Last Girlfriend Fling Before She Wears A Wedding Ring
Unlike the bachelor party, which has been around for centuries, the bachelorette party is a fairly recent development, in line with the Western world’s evolution of women’s equality over the last few centuries (although we women still have a long way to go, baby!). And why shouldn’t women celebrate their last single days just as men have always done? No reason at all.
But…does the bachelorette party have to follow the same formula as the bachelor party (which, as I mentioned in last week’s entry, should evolve past the stereotype)? While the bachelorette party is to a great degree another example of the leveling of the playing field between women and men, its intent is to have one last gathering as a single woman with one’s girlfriends to confirm the bonds of friendship as the bride’s life changes. It seems, though, that many women simply follow the male idea of what a last fling as a single person should be before taking those marriage vows — indulging in all things sexual, from attending a male strip show to party favors in the shapes of various parts of the male anatomy. As the bride, if that’s truly your thing, go for it, but not because it’s expected. And, as the bride’s honor attendant who is organizing the party, don’t assume anything; find out what the bride would prefer to do on her last single outing.
It’s About the Bride and Her Friends
The bachelorette party can be as extravagant or modest as the bride wishes and her best friends can afford in time and money. They can be anything from a simple movie night potluck sleepover to a resort weekend. The special aspect of the bachelorette party is that it’s a gathering of the bride’s very closest friends, which usually includes her attendants to mark the passing of her single status. It’s a time to recreate some old memories or make some new ones as you mark one of the major passages of life. As the bride is about to seal the deal with the man of her dreams, it seems odd to spend time ogling strange men who are taking off their clothes or watching blue movies.
That said, if male exotic dancers are the bride’s preference, then that should be the theme of her party — but only if that’s really what she wants and not because it follows the pattern of the popular image of the bachelor party. Women don’t need to follow what men have done or do; they should feel free to start their own trends. For example, the movies also like to influence how we behave, or reflect how producers believe real people behave. Take, for example, the manner in which bachelorette parties are depicted in movies such as The Proposal, Bride Wars and Bridesmaids.

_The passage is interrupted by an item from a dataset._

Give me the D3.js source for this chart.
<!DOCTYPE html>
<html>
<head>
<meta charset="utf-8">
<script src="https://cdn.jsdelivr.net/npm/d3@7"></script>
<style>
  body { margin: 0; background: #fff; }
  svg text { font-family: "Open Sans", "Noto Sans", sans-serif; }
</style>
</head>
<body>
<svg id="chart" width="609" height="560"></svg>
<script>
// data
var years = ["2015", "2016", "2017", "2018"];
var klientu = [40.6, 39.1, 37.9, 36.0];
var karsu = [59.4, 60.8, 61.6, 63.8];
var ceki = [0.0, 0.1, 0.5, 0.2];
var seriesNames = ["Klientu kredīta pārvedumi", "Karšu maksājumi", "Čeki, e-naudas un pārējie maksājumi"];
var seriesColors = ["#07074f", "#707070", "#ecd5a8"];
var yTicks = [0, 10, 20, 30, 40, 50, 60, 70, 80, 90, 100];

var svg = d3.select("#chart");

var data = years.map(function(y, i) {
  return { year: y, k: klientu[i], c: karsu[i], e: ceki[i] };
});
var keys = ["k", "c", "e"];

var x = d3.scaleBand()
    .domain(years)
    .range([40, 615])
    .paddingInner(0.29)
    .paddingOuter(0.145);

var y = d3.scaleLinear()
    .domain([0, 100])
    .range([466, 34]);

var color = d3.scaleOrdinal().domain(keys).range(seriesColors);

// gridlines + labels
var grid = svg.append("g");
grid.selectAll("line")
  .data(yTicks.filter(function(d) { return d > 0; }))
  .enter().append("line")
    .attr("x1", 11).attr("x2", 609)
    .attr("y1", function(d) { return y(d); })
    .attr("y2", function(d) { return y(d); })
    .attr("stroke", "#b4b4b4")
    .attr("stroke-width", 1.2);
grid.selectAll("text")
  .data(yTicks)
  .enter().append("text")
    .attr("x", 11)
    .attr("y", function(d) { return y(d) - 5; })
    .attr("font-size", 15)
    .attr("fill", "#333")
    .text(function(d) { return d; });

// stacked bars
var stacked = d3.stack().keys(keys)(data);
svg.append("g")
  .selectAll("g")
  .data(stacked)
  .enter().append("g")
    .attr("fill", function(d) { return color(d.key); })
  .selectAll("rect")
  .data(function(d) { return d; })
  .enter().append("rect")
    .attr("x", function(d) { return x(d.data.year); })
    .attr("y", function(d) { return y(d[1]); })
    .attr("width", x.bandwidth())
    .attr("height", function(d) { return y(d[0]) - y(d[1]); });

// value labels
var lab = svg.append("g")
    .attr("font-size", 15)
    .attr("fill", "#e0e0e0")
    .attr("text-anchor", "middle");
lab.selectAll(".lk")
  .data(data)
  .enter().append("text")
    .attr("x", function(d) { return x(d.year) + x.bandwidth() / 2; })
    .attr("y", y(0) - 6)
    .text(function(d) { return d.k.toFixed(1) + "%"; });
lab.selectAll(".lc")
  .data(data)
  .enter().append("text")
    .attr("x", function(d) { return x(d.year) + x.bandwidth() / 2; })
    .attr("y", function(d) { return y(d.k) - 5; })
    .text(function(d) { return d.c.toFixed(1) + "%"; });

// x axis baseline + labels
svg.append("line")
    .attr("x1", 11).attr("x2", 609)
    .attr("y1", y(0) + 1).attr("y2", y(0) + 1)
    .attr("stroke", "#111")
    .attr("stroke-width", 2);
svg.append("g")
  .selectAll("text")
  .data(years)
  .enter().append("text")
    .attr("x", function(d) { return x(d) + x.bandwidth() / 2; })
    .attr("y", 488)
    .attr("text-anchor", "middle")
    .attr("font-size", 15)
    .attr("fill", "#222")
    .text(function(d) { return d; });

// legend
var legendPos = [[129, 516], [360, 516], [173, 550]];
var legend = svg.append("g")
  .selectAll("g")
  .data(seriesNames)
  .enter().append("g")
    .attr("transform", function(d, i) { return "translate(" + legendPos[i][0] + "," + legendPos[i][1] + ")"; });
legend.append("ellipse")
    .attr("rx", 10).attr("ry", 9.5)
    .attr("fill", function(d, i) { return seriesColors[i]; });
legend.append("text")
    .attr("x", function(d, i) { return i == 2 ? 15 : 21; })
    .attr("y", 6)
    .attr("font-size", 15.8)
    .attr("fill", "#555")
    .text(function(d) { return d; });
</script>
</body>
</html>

In any event, the bride’s bachelorette party — like the groom’s bachelor party — should be tasteful and reflect the bride’s personality, interests and desires. And the organizer should plan a party that the bride will love, not what she thinks the bachelorette party should be.
My advice to the bride and her honor attendant is the same as that for the groom and best man, i.e.:
- As the maid/matron of honor or other honor attendant you are responsible for the bride — her well-being, comfort and getting her ready on the day of the wedding, calm and happy,
- As the bride, you should maintain the decorum of a woman about to marry the love of your life, keeping him uppermost in your mind.
As mentioned last week, lesbian brides might decide to pass on straight wedding customs, including the bachelorette party. Resources include The Essential Guide to Lesbian and Gay Weddings by Tess Ayers and Paul Brown and Wedding Wire’s GayWeddings.com.
The key to planning lesbian bachelorette parties is to find out what each bride desires; one might want one, one might not — or they might prefer different kinds of parties. Now that marriage equality is a reality, the rules of etiquette are evolving for same-sex couples and likely will affect straight wedding etiquette. The key is to know your brides and show respect and consideration for everyone’s individuality and preferences for celebrating, and keep the lines of communication open.
Etiquette and Time Line
Typically, the bride’s honor attendant, i.e., her maid/matron of honor, organizes the bachelorette party after determining what the bride prefers. Generally the bride’s closest friends are invited, but anyone the bride wishes to be there should be invited. The MOH should ensure that the bride’s desire is uppermost — within reason — and that the proceedings are tasteful and appropriate. This is especially true if the mothers of the bride and groom are invited. Photos should be taken, but not any that could compromise the bride or her guests. What happens at the bachelorette party stays at the bachelorette party and not on social media!
Sometimes the bachelor and bachelorette parties are combined, with both bride and groom being fêted by their closest friends, also ranging from very formal to very casual either over an afternoon, evening or weekend.
Keep in mind, as well, that a bachelor party is not mandated or required. If the bride doesn’t wish to have one or is ambivalent or there is not enough time to hold one there need not be one. And, of course, the bride should never request or insist on one. However, it is considerate for the MOH to ask the bride if she would like one.
The bachelorette party should be held at least two weeks before the wedding to allow time for recovery, assuming there will be some drinking involved. There is no value or joy in stressing the bride, groom or the mothers of the bride and groom because the bride is exhausted just before her big day.
Invitations should match the occasion. If the party is formal the invitations should be formal; if it’s informal or casual, invitations may be emailed, texted or phoned. Use your creativity to word the invitations and include the basics: what, when, where, why and if necessary, how.
The bachelorette party should be a joyous occasion that the bride and her besties can look back on fondly for years to come. Taking the time to plan properly will be worth the effort!